Contrary to the trial court’s finding, the four offenses qualify as an
episode of criminal conduct. See Ballard v. State, 715 N.E.2d 1276, 1280
(Ind. Ct. App. 1999) (finding episode of criminal conduct where crimes were
at same location and occurred within a half hour of each other). Although
we agree with Williams on this point, he is still not entitled to relief.
Indiana Code § 35-50-1-2(c) places limitations on consecutive
sentencing for an episode of criminal conduct: “except for crimes of
violence, the total of the consecutive terms of imprisonment . . . to which
the defendant is sentenced for felony convictions arising out of an episode
of criminal conduct shall not exceed the presumptive sentence for a felony
which is one (1) class of felony higher than the most serious of the
felonies for which the person has been convicted.” (emphasis added).
Crimes of violence are delineated in the statute and include such crimes as
murder and robbery. See Ind. Code § 35-50-1-2(a). It does not include
attempted murder. Id.; Ellis v. State, 736 N.E.2d 731, 736 (Ind. 2000).

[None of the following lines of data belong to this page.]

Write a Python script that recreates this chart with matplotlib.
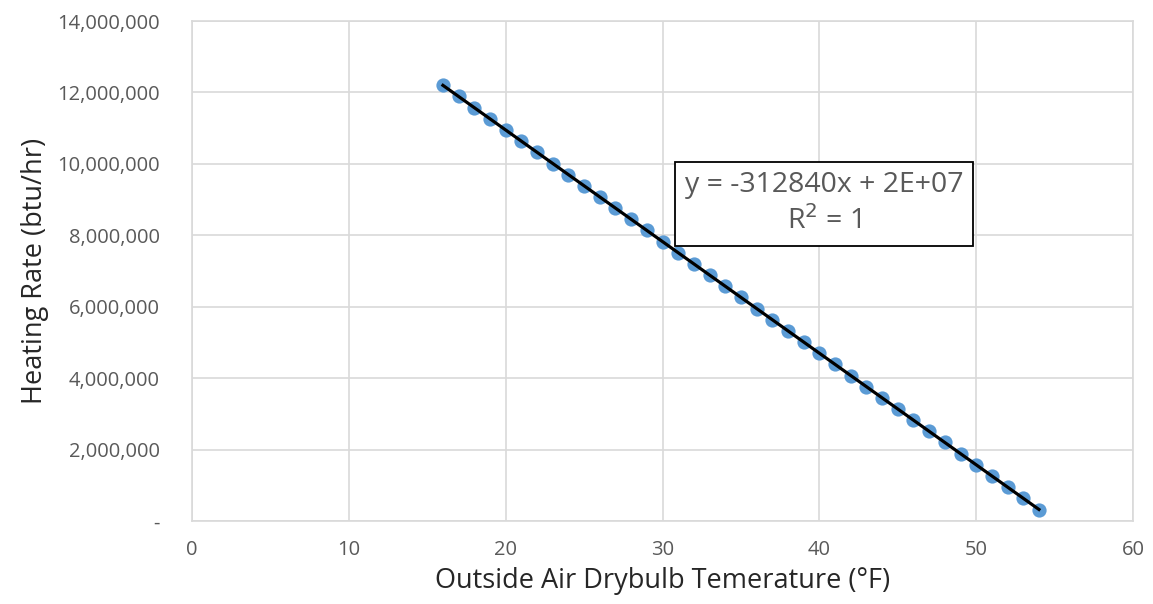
import numpy as np
import matplotlib
matplotlib.use("Agg")
import matplotlib.pyplot as plt
from matplotlib.ticker import FuncFormatter

temps = list(range(16, 55))
heating = [12200000, 11890000, 11570000, 11260000, 10950000, 10640000, 10320000,
           10010000, 9700000, 9390000, 9070000, 8760000, 8450000, 8140000,
           7820000, 7510000, 7200000, 6890000, 6570000, 6260000, 5950000,
           5640000, 5320000, 5010000, 4700000, 4390000, 4070000, 3760000,
           3450000, 3140000, 2820000, 2510000, 2200000, 1890000, 1570000,
           1260000, 950000, 640000, 320000]
x_ticks = [0, 10, 20, 30, 40, 50, 60]
y_ticks = [0, 2000000, 4000000, 6000000, 8000000, 10000000, 12000000, 14000000]
eq_text = "y = -312840x + 2E+07\nR$^2$ = 1"

plt.rcParams['font.family'] = ['Open Sans', 'DejaVu Sans']

fig = plt.figure(figsize=(11.53, 6.04), dpi=100)
ax = fig.add_axes([0.1665, 0.1374, 0.8162, 0.8278])

ax.set_xlim(0, 60)
ax.set_ylim(0, 14000000)
ax.set_xticks(x_ticks)
ax.set_yticks(y_ticks)
ax.grid(True, color='#d9d9d9', linewidth=1.2)
ax.set_axisbelow(True)
for s in ax.spines.values():
    s.set_color('#d9d9d9')
    s.set_linewidth(1.2)
ax.tick_params(length=0, labelsize=14.5, labelcolor='#595959')
ax.tick_params(axis='y', pad=23)
ax.tick_params(axis='x', pad=14)
ax.yaxis.set_major_formatter(FuncFormatter(lambda v, p: '-' if v == 0 else f"{int(v):,}"))

ax.scatter(temps, heating, s=105, color='#5b9bd5', zorder=3, linewidths=0)
coef = np.polyfit(temps, heating, 1)
xs = np.array([temps[0], temps[-1]])
ax.plot(xs, np.polyval(coef, xs), color='black', linewidth=2.3, zorder=4)

ax.text(40.3, 8.88e6, eq_text, ha='center', va='center', fontsize=20.5,
        color='#595959', linespacing=1.3,
        bbox=dict(boxstyle='square,pad=0.33', facecolor='white', edgecolor='black', linewidth=1.3),
        zorder=5)

ax.set_xlabel('Outside Air Drybulb Temerature (°F)', fontsize=19.5, color='#262626', labelpad=5)
ax.set_ylabel('Heating Rate (btu/hr)', fontsize=19.5, color='#262626', labelpad=6)

fig.savefig('out.png', dpi=100)
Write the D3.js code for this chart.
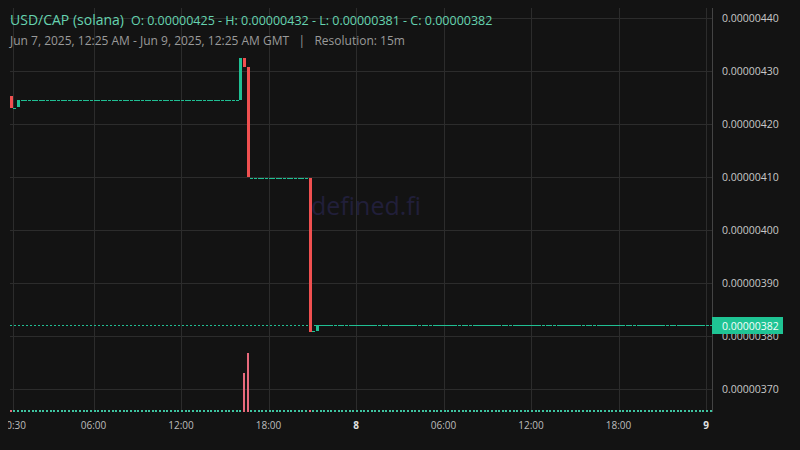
<!DOCTYPE html>
<html><head><meta charset="utf-8">
<script src="https://cdn.jsdelivr.net/npm/d3@7"></script>
<style>html,body{margin:0;background:#131313;} svg{display:block;font-family:"Open Sans",sans-serif;}</style>
</head><body><svg id="c" width="800" height="450"></svg>
<script>
// ---- data ----
const candleTimes = ["2025-06-07T00:15Z","2025-06-07T00:30Z","2025-06-07T00:45Z","2025-06-07T16:00Z","2025-06-07T16:15Z","2025-06-07T16:30Z","2025-06-07T20:45Z","2025-06-07T21:00Z","2025-06-07T21:15Z"];
const opens   = [0.000004253,0.000004231,0.000004231,0.000004245,0.000004324,0.000004307,0.000004099,0.000003809,0.000003809];
const highs   = [0.000004253,0.000004231,0.000004245,0.000004324,0.000004324,0.000004307,0.000004099,0.000003809,0.000003820];
const lows    = [0.000004231,0.000004231,0.000004231,0.000004245,0.000004307,0.000004099,0.000003809,0.000003809,0.000003809];
const closes  = [0.000004231,0.000004231,0.000004245,0.000004324,0.000004307,0.000004099,0.000003809,0.000003809,0.000003820];
const volumes = [0,0,20,20,395,590,0,0,0];
// runs of unchanged price (no-trade 15m candles)
const flatStarts = ["2025-06-07T01:00Z","2025-06-07T16:45Z","2025-06-07T21:30Z"];
const flatEnds   = ["2025-06-07T15:45Z","2025-06-07T20:30Z","2025-06-09T00:15Z"];
const flatPrices = [0.000004245,0.000004099,0.000003820];
const lastPrice = 0.000003820;
const priceTicks = [0.0000037,0.0000038,0.0000039,0.0000040,0.0000041,0.0000042,0.0000043,0.0000044];
const timeTicks = ["2025-06-07T00:30Z","2025-06-07T06:00Z","2025-06-07T12:00Z","2025-06-07T18:00Z","2025-06-08T00:00Z","2025-06-08T06:00Z","2025-06-08T12:00Z","2025-06-08T18:00Z","2025-06-09T00:00Z"];
const timeLabels = ["00:30","06:00","12:00","18:00","8","06:00","12:00","18:00","9"];
const dayLabels = ["8","9"];

// ---- build candles ----
const candles = candleTimes.map((t,i)=>({t:new Date(t),o:opens[i],h:highs[i],l:lows[i],c:closes[i],v:volumes[i]}));
flatStarts.forEach((s,i)=>{
  d3.utcMinute.every(15).range(new Date(s), d3.utcMinute.offset(new Date(flatEnds[i]),1)).forEach(t=>{
    candles.push({t,o:flatPrices[i],h:flatPrices[i],l:flatPrices[i],c:flatPrices[i],v:0});
  });
});

const W=800,H=450, L=10, R=712, T=8, B=412;
const svg=d3.select("#c");
svg.append("rect").attr("width",W).attr("height",H).attr("fill","#131313");

const x=d3.scaleUtc().domain([new Date("2025-06-07T00:00Z"),new Date("2025-06-09T00:00Z")]).range([6,706]);
const y=d3.scaleLinear().domain([0.0000037,0.0000044]).range([389,18]);
const vy=d3.scaleLinear().domain([0,600]).range([412,352]);
const green="#20bf93", red="#f05050";

svg.append("defs").append("clipPath").attr("id","pc").append("rect").attr("x",L).attr("y",T).attr("width",R-L).attr("height",B-T);
svg.select("defs").append("clipPath").attr("id","xc").append("rect").attr("x",8).attr("y",412).attr("width",720).attr("height",38);

// grid
const grid=svg.append("g").attr("shape-rendering","crispEdges");
grid.selectAll("line.h").data(priceTicks).join("line").attr("class","h")
  .attr("x1",L).attr("x2",R).attr("y1",d=>Math.round(y(d))+0.5).attr("y2",d=>Math.round(y(d))+0.5)
  .attr("stroke","#2c2c2c");
grid.selectAll("line.v").data(timeTicks).join("line").attr("class","v")
  .attr("x1",d=>Math.round(x(new Date(d)))+0.5).attr("x2",d=>Math.round(x(new Date(d)))+0.5)
  .attr("y1",T).attr("y2",B).attr("stroke","#2c2c2c");

// watermark
svg.append("text").attr("x",311).attr("y",215).attr("font-size",25).attr("fill","#211f3a").text("defined.fi");

const plot=svg.append("g").attr("clip-path","url(#pc)").attr("shape-rendering","crispEdges");
const step=x(new Date("2025-06-07T00:15Z"))-x(new Date("2025-06-07T00:00Z"));
const bw=Math.round(step*0.8);

// volume
plot.selectAll("rect.vol").data(candles).join("rect").attr("class","vol")
  .attr("x",d=>Math.round(x(d.t))).attr("width",bw-1)
  .attr("y",d=>Math.min(Math.round(vy(d.v)),410)).attr("height",d=>Math.max(2,412-Math.round(vy(d.v))))
  .attr("fill",d=>d.c<d.o?"#e86a7c":"#3fc4a0");

// price line
plot.append("line").attr("x1",L).attr("x2",R).attr("y1",Math.round(y(lastPrice))+0.5).attr("y2",Math.round(y(lastPrice))+0.5)
  .attr("stroke",green).attr("stroke-dasharray","2,2");

// candles
plot.selectAll("rect.body").data(candles).join("rect").attr("class","body")
  .attr("x",d=>Math.round(x(d.t))).attr("width",bw)
  .attr("y",d=>Math.round(y(Math.max(d.o,d.c)))).attr("height",d=>Math.max(1,Math.round(Math.abs(y(d.o)-y(d.c)))))
  .attr("fill",d=>d.c<d.o?red:green);

// right axis line
svg.append("line").attr("x1",R+0.5).attr("x2",R+0.5).attr("y1",T).attr("y2",B).attr("stroke","#444").attr("shape-rendering","crispEdges");

// right labels
svg.append("g").selectAll("text").data(priceTicks).join("text")
  .attr("x",722).attr("y",d=>y(d)+3.8).attr("font-size",10.5).attr("fill","#c8c8c8")
  .text(d=>d3.format(".8f")(d));

// last price label
svg.append("rect").attr("x",R).attr("y",Math.round(y(lastPrice))-8).attr("width",71).attr("height",17).attr("fill","#1fc494");
svg.append("text").attr("x",722).attr("y",y(lastPrice)+4.3).attr("font-size",10.5).attr("fill","#f4fffb").text(d3.format(".8f")(lastPrice));

// bottom labels
svg.append("g").attr("clip-path","url(#xc)").selectAll("text").data(timeTicks).join("text")
  .attr("x",d=>x(new Date(d))).attr("y",429).attr("text-anchor","middle").attr("font-size",10)
  .attr("font-weight",(d,i)=>dayLabels.includes(timeLabels[i])?"bold":"normal")
  .attr("fill",(d,i)=>dayLabels.includes(timeLabels[i])?"#e0e0e0":"#bdbdbd")
  .text((d,i)=>timeLabels[i]);

// header
const hd=svg.append("text").attr("x",10).attr("y",25).attr("fill","#66d3b0");
hd.append("tspan").attr("font-size",14).text("USD/CAP (solana)");
hd.append("tspan").attr("dx",7).attr("font-size",12.5).text("O: 0.00000425 - H: 0.00000432 - L: 0.00000381 - C: 0.00000382");
svg.append("text").attr("x",10).attr("y",45).attr("font-size",12).attr("fill","#9a9a9a").attr("xml:space","preserve")
  .text("Jun 7, 2025, 12:25 AM - Jun 9, 2025, 12:25 AM GMT   |   Resolution: 15m");
</script></body></html>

Because murder and robbery are not subject to these limitations, the trial
court did not err by ordering the two sentences for murder and the sentence
for robbery to run consecutive to each other. As for the sentence for
attempted murder, limitations on consecutive sentencing do not apply
between crimes of violence and those that are not crimes of violence.
Ellis, 736 N.E.2d at 737. As such, the trial court also did not err by
ordering the sentence for attempted murder to run consecutive to the other
sentences.
Conclusion
We affirm the trial court.
SHEPARD, C.J., and DICKSON, SULLIVAN and BOEHM, JJ., concur.
-----------------------
[1] In a separate trial Freddie Byers, Williams’ accomplice in this
case, was also convicted of two counts of murder, one count of attempted
murder, and one count of robbery. He too was sentenced to a total term of
200 years imprisonment. Byers v. State, 709 N.E.2d 1024 (Ind. 1999).